Data rows:
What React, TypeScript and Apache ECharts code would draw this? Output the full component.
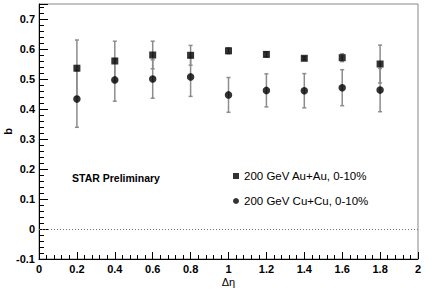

...

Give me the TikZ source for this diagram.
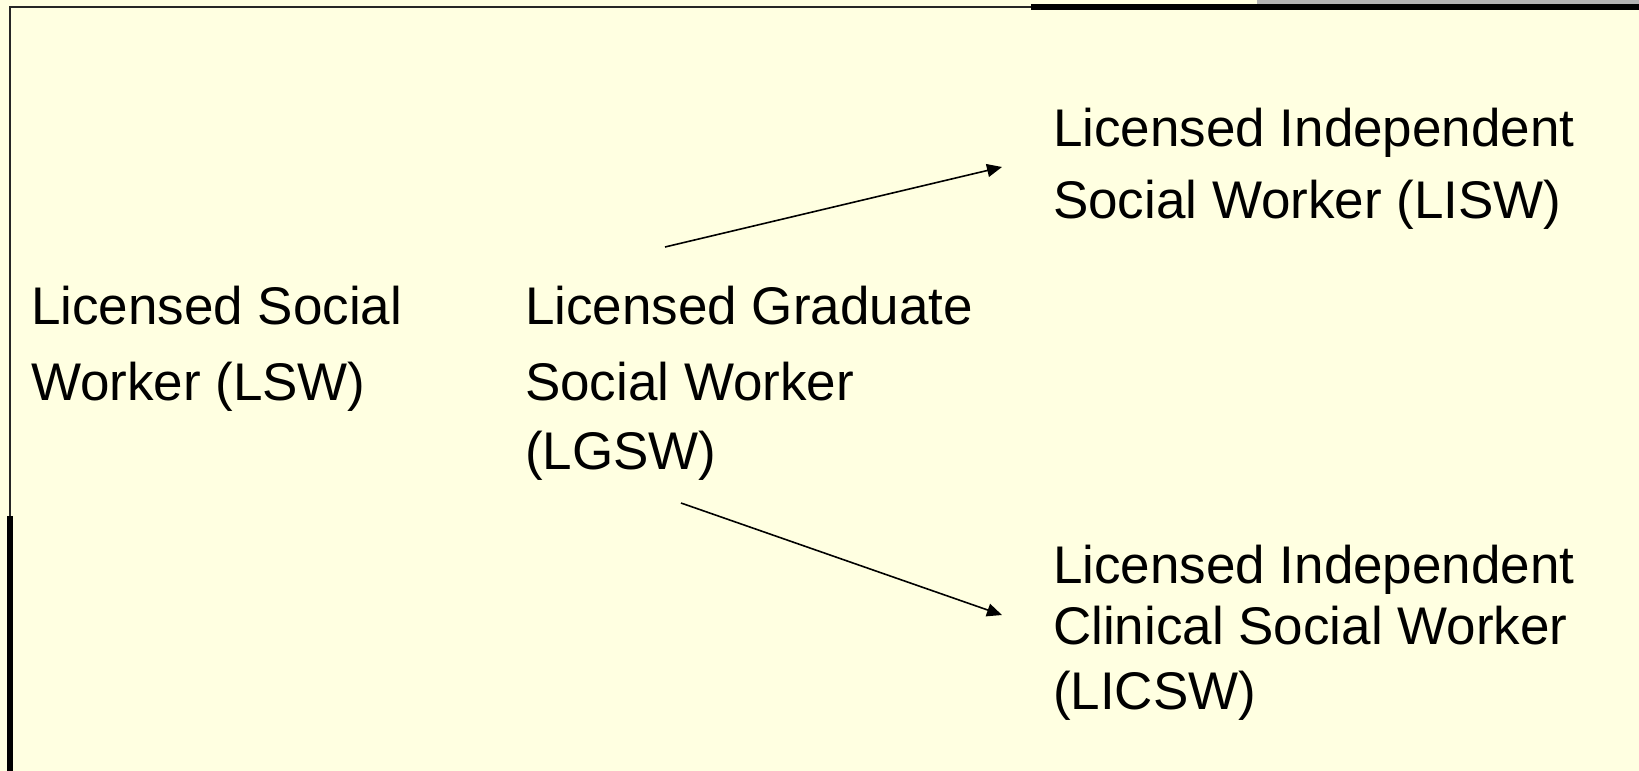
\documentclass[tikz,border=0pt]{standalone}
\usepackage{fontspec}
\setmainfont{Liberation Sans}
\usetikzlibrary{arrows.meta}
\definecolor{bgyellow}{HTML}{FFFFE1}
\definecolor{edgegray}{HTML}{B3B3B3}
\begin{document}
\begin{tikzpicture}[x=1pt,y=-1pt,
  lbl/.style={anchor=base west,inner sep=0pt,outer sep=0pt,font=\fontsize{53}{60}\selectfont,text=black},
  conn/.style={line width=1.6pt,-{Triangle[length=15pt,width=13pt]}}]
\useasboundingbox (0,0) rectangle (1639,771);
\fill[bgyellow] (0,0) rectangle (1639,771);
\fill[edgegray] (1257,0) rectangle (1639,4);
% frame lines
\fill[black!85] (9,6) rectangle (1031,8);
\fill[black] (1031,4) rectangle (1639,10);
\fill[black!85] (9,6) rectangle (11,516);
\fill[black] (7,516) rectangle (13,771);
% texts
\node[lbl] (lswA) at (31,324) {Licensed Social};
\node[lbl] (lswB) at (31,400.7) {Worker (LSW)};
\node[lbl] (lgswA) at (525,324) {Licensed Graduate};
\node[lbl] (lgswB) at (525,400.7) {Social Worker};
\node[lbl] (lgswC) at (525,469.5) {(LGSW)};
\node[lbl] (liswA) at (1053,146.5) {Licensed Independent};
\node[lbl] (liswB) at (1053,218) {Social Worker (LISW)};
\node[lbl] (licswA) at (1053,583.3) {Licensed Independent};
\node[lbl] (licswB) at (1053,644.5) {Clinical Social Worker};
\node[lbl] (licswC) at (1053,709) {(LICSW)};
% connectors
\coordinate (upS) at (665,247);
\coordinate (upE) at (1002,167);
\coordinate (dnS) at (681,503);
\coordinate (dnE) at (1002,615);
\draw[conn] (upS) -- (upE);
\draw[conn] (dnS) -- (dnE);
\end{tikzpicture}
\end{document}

Goal: Choose all lines containing the string "this" and copy them out.

Problem solution:
What React, TypeScript and Apache ECharts code would draw this? Output the full component.
Give me the TikZ source for this diagram.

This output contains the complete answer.